▸ **EXERCISE INPUTS**:

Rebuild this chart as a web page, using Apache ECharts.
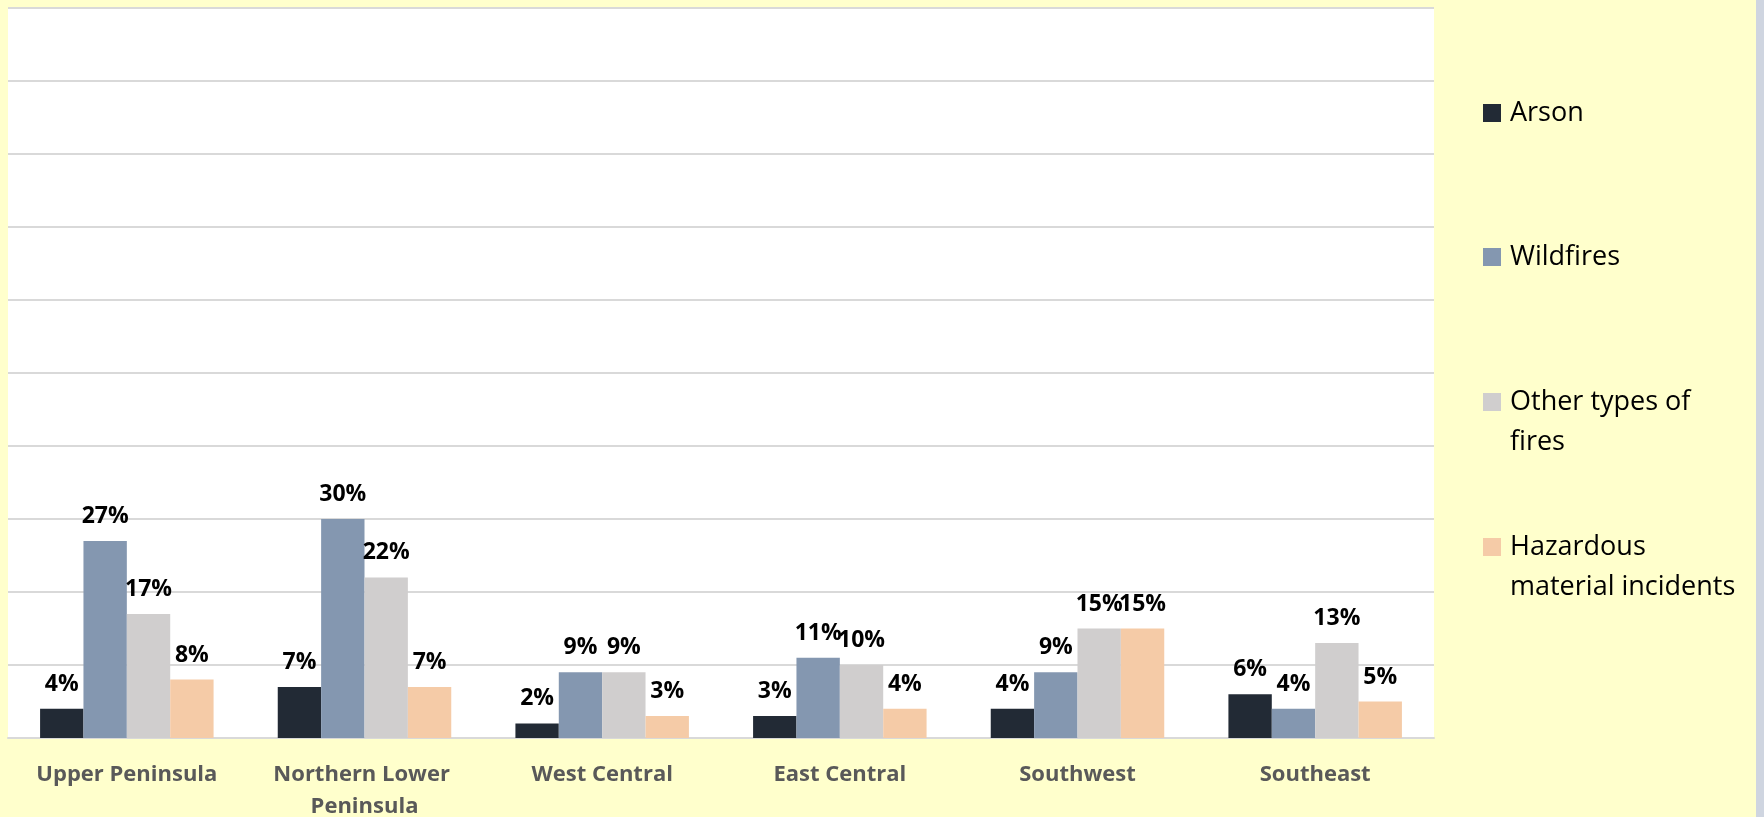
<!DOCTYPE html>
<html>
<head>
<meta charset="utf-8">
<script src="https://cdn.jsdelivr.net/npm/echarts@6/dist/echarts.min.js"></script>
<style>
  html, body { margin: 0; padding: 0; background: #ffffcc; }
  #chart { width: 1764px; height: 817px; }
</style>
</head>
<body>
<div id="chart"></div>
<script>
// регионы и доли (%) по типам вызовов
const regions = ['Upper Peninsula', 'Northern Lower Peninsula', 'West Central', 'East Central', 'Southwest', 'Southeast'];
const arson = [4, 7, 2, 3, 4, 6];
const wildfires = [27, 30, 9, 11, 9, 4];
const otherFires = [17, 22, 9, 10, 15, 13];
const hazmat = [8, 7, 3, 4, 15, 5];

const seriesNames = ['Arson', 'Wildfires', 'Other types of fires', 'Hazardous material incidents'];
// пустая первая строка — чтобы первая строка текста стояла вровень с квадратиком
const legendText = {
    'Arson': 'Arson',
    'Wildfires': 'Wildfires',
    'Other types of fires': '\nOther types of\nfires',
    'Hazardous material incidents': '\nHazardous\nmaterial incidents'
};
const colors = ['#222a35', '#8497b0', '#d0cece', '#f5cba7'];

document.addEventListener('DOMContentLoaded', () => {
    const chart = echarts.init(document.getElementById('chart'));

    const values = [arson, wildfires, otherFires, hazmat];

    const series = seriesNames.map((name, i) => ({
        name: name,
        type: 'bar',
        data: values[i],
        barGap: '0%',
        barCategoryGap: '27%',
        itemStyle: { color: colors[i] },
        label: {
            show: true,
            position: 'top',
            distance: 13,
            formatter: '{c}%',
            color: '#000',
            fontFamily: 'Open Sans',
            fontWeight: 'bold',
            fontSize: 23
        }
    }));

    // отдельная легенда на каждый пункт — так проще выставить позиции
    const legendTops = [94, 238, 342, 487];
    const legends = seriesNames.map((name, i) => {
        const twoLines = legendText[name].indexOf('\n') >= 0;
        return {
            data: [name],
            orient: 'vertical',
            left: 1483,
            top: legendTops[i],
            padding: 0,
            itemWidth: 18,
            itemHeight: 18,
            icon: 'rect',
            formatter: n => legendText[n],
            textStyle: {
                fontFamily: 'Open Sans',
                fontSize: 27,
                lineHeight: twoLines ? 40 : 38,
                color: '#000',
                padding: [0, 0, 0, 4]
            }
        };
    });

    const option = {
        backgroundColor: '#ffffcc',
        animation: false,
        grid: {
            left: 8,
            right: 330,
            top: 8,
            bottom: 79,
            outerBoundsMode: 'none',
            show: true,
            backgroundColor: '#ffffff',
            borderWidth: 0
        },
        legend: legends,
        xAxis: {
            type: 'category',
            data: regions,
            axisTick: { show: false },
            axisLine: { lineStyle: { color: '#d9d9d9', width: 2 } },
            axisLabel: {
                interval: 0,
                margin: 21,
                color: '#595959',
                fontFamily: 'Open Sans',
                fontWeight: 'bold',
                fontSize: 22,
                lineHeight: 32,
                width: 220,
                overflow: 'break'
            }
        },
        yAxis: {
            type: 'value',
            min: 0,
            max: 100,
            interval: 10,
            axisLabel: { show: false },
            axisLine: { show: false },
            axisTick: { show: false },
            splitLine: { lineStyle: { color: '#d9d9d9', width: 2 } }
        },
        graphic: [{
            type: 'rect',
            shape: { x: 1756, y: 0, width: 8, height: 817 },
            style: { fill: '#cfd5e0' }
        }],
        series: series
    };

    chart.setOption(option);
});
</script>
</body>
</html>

* * *

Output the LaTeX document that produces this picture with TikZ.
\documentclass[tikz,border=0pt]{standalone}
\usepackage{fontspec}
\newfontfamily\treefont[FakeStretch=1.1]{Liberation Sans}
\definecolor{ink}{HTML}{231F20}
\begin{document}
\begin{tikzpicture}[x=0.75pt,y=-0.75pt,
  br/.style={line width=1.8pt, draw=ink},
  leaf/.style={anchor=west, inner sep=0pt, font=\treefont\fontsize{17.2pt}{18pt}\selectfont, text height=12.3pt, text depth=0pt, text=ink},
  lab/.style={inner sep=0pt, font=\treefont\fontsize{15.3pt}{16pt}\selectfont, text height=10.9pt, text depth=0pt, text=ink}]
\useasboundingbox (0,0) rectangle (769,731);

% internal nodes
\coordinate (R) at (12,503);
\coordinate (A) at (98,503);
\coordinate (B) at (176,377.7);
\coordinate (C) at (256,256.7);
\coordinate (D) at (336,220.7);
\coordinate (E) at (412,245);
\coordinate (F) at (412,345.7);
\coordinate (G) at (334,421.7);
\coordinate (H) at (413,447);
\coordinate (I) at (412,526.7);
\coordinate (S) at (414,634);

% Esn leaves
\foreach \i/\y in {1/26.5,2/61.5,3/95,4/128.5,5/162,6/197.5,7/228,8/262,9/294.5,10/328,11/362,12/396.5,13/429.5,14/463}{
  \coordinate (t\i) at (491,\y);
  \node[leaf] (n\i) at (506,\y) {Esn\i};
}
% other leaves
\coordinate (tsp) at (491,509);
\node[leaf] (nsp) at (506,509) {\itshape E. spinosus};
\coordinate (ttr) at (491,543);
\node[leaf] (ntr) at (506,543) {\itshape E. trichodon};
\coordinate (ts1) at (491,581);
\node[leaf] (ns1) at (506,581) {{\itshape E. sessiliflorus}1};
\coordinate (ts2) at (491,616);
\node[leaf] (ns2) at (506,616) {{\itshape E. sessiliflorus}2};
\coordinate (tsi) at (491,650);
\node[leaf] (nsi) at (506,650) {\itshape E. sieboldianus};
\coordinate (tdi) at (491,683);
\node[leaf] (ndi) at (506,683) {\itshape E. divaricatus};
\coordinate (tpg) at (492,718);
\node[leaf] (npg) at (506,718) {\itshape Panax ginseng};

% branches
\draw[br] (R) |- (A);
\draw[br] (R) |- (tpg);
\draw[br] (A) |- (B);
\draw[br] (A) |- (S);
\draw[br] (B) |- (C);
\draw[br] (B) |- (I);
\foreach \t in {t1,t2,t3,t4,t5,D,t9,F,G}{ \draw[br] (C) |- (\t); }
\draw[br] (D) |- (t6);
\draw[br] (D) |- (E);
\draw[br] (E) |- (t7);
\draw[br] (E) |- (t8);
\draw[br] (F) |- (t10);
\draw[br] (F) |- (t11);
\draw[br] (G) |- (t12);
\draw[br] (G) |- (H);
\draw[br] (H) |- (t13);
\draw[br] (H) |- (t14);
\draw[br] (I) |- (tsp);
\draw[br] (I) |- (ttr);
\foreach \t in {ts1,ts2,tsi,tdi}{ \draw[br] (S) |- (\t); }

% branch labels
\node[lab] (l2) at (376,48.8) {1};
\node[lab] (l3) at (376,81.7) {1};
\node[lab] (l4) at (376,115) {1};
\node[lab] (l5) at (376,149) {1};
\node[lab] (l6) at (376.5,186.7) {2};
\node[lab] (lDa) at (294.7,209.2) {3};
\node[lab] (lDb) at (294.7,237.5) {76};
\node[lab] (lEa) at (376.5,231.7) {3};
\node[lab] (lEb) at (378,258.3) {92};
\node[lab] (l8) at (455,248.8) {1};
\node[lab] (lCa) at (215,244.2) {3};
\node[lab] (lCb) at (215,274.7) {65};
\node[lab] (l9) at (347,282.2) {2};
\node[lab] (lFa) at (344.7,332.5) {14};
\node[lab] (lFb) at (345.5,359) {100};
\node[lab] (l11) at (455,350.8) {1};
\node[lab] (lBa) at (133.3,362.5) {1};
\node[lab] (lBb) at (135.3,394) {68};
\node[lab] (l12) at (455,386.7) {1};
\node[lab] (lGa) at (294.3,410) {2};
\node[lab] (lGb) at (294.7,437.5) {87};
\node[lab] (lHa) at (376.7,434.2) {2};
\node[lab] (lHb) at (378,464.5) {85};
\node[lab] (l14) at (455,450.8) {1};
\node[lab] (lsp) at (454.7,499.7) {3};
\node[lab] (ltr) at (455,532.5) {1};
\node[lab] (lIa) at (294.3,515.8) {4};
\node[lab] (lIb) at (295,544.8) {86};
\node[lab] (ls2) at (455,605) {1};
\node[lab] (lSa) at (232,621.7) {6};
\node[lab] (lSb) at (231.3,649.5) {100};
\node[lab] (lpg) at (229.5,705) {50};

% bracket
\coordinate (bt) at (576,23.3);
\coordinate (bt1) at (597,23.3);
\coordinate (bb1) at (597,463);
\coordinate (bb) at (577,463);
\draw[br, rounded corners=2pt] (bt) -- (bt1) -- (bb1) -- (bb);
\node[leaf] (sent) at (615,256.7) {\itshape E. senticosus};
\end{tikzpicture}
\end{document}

...

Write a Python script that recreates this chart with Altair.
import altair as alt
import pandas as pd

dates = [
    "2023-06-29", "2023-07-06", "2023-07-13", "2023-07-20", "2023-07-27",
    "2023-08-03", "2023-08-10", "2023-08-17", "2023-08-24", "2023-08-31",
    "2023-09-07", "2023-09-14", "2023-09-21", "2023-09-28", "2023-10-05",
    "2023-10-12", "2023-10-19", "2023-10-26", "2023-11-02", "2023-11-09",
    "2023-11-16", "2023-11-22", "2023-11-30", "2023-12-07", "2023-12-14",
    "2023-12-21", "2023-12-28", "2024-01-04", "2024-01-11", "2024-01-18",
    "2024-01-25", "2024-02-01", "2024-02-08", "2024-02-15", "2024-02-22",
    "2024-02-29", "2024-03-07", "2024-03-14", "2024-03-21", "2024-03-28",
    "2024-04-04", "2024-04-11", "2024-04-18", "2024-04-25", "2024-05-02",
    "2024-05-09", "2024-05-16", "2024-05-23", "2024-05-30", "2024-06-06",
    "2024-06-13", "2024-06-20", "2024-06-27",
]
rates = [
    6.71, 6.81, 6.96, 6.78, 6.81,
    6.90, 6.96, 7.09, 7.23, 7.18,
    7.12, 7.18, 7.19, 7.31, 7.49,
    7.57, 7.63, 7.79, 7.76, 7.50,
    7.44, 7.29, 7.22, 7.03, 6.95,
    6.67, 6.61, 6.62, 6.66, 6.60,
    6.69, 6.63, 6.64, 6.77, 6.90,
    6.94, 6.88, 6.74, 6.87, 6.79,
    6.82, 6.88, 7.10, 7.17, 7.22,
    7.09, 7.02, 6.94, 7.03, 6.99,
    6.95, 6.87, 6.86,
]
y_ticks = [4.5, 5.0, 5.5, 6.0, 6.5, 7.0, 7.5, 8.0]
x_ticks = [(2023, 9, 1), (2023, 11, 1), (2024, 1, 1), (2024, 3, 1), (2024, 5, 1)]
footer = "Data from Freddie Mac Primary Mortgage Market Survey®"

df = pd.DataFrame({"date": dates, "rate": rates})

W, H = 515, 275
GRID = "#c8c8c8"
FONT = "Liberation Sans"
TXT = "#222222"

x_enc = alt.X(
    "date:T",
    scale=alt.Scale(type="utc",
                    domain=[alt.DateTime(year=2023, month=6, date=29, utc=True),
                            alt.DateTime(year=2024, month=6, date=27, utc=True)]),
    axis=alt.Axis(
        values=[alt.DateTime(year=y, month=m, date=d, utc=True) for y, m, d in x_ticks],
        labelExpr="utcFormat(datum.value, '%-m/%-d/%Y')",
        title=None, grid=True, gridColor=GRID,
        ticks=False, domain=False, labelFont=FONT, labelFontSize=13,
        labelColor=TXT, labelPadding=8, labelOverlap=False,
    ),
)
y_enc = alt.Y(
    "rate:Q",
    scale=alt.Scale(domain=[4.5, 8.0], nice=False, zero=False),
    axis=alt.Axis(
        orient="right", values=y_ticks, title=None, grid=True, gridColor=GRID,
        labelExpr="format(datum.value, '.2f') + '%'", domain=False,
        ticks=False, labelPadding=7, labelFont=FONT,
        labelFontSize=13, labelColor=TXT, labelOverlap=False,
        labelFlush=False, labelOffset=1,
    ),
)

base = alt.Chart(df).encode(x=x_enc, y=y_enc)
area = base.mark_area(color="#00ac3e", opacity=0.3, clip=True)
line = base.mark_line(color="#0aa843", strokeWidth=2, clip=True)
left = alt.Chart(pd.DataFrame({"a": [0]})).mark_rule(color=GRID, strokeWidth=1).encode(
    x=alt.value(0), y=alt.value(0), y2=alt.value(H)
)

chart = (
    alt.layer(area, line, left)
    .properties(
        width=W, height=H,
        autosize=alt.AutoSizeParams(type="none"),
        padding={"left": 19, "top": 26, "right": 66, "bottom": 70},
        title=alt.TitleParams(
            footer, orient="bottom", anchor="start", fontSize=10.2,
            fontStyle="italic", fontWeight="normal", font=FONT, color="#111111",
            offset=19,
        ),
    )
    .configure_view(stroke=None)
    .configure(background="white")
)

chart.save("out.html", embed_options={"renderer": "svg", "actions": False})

▸ **REQUIRED TASK**:
Omit all pictures, and reproduce exactly the lines from the one holding "Rebuild this chart" through the one holding "const hazmat = [8, 7, 3, 4, 15, 5];", both included.

▸ **WRITTEN SOLUTION**:
Rebuild this chart as a web page, using Apache ECharts.
<!DOCTYPE html>
<html>
<head>
<meta charset="utf-8">
<script src="https://cdn.jsdelivr.net/npm/echarts@6/dist/echarts.min.js"></script>
<style>
  html, body { margin: 0; padding: 0; background: #ffffcc; }
  #chart { width: 1764px; height: 817px; }
</style>
</head>
<body>
<div id="chart"></div>
<script>
// регионы и доли (%) по типам вызовов
const regions = ['Upper Peninsula', 'Northern Lower Peninsula', 'West Central', 'East Central', 'Southwest', 'Southeast'];
const arson = [4, 7, 2, 3, 4, 6];
const wildfires = [27, 30, 9, 11, 9, 4];
const otherFires = [17, 22, 9, 10, 15, 13];
const hazmat = [8, 7, 3, 4, 15, 5];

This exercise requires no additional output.